REQUIREMENT:
Take the listing from its first line through the line that contains "0.452, 0.249, 0.136];" and please retype those lines exactly, leaving out the pictures.
## BEGIN DATASET SECTION
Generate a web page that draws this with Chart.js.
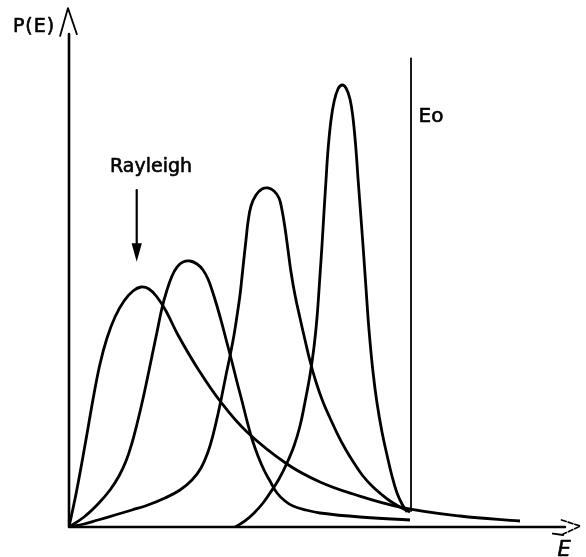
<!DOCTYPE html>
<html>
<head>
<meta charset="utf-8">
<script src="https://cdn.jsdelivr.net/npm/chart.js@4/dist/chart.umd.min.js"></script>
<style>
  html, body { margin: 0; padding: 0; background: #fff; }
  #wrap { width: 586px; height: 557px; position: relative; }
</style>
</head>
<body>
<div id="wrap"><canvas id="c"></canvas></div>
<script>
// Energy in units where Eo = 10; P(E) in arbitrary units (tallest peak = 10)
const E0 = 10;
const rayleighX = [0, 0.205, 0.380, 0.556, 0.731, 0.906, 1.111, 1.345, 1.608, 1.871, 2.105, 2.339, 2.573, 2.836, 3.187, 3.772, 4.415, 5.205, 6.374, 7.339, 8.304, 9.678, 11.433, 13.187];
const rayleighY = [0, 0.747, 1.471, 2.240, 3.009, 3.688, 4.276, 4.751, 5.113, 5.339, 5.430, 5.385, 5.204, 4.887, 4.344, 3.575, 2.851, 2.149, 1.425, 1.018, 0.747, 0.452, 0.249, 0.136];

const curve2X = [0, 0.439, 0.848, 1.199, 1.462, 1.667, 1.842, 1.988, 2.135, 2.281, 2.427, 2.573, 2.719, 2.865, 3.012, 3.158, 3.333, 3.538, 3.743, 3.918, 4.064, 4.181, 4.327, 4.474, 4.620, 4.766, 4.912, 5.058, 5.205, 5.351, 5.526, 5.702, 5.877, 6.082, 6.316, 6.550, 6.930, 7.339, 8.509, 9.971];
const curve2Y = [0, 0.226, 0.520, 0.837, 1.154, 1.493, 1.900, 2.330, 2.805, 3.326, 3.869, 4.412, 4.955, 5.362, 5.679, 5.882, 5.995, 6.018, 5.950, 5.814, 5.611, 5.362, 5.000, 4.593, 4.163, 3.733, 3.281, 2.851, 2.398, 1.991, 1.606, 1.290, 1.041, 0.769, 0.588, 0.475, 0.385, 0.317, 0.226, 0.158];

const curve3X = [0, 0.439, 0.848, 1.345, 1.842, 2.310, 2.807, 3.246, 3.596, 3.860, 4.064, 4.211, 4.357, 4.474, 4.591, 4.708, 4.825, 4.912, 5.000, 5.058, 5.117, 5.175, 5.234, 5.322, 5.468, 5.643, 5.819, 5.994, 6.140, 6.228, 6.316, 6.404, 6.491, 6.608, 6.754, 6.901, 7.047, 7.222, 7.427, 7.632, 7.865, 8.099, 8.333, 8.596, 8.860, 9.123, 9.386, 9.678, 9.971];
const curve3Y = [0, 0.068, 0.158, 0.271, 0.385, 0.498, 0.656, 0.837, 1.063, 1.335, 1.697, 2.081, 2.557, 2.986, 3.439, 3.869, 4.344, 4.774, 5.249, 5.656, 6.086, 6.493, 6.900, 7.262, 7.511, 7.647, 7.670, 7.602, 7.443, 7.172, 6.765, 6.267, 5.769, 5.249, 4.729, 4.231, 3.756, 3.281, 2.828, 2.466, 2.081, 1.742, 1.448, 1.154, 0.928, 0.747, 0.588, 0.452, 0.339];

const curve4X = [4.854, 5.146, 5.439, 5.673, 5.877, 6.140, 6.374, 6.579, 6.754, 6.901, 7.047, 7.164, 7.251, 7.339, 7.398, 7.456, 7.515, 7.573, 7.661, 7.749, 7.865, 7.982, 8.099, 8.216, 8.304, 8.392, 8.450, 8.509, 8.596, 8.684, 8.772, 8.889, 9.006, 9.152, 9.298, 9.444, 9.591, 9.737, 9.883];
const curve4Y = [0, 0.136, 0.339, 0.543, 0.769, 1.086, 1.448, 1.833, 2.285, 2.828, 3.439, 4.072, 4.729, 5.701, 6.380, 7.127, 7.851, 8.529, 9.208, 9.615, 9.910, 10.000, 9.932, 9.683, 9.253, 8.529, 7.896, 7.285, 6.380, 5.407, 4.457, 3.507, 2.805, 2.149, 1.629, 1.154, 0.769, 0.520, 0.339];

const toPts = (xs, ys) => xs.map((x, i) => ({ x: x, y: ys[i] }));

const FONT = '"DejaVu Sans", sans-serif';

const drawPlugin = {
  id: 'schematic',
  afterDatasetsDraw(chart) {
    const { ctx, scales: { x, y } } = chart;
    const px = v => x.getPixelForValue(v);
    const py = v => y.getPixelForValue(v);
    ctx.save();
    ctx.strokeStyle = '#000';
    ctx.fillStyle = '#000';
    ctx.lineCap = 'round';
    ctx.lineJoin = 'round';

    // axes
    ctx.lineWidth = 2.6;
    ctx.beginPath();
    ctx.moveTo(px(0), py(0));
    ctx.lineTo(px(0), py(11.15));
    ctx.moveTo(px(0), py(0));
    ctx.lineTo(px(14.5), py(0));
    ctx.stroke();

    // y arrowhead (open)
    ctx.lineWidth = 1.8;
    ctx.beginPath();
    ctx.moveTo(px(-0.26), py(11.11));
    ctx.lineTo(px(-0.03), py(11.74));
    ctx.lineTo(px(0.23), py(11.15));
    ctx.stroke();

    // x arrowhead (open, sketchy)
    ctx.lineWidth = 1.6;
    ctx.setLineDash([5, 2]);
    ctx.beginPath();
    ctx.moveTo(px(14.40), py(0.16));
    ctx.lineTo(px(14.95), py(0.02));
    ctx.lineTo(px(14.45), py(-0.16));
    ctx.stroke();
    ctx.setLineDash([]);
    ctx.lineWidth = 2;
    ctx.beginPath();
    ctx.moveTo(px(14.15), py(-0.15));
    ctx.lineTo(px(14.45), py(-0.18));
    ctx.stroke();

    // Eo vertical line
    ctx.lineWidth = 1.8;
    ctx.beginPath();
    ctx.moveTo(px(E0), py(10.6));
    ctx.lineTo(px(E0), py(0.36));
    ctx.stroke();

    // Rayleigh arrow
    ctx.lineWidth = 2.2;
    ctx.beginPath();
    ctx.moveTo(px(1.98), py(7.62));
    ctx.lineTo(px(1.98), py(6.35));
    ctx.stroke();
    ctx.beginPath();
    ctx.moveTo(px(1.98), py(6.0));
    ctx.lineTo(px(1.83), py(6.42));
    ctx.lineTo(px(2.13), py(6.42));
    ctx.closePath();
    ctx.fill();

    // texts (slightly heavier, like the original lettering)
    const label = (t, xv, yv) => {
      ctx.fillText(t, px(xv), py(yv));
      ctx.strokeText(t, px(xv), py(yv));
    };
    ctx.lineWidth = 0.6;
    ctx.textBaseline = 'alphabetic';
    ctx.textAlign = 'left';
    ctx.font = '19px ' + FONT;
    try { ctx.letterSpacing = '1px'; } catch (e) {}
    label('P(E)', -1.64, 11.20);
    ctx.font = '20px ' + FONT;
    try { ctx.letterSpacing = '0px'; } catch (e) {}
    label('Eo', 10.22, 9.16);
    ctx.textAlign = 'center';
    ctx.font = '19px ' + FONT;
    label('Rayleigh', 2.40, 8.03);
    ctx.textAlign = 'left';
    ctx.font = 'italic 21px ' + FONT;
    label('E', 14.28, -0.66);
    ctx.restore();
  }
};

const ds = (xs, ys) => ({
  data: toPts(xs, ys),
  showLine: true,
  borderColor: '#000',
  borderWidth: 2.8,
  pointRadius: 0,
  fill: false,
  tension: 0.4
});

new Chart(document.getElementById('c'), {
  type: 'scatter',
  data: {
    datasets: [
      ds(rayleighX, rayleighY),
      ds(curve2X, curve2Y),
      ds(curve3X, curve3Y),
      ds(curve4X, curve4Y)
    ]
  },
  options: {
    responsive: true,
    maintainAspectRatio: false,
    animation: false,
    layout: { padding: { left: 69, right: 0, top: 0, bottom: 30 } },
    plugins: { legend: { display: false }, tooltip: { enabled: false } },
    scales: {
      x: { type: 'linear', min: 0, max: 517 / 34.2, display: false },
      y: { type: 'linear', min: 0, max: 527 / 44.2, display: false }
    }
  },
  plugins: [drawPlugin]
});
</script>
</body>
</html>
## END DATASET SECTION
SOLUTION TO THIS EXERCISE:
Generate a web page that draws this with Chart.js.
<!DOCTYPE html>
<html>
<head>
<meta charset="utf-8">
<script src="https://cdn.jsdelivr.net/npm/chart.js@4/dist/chart.umd.min.js"></script>
<style>
  html, body { margin: 0; padding: 0; background: #fff; }
  #wrap { width: 586px; height: 557px; position: relative; }
</style>
</head>
<body>
<div id="wrap"><canvas id="c"></canvas></div>
<script>
// Energy in units where Eo = 10; P(E) in arbitrary units (tallest peak = 10)
const E0 = 10;
const rayleighX = [0, 0.205, 0.380, 0.556, 0.731, 0.906, 1.111, 1.345, 1.608, 1.871, 2.105, 2.339, 2.573, 2.836, 3.187, 3.772, 4.415, 5.205, 6.374, 7.339, 8.304, 9.678, 11.433, 13.187];
const rayleighY = [0, 0.747, 1.471, 2.240, 3.009, 3.688, 4.276, 4.751, 5.113, 5.339, 5.430, 5.385, 5.204, 4.887, 4.344, 3.575, 2.851, 2.149, 1.425, 1.018, 0.747, 0.452, 0.249, 0.136];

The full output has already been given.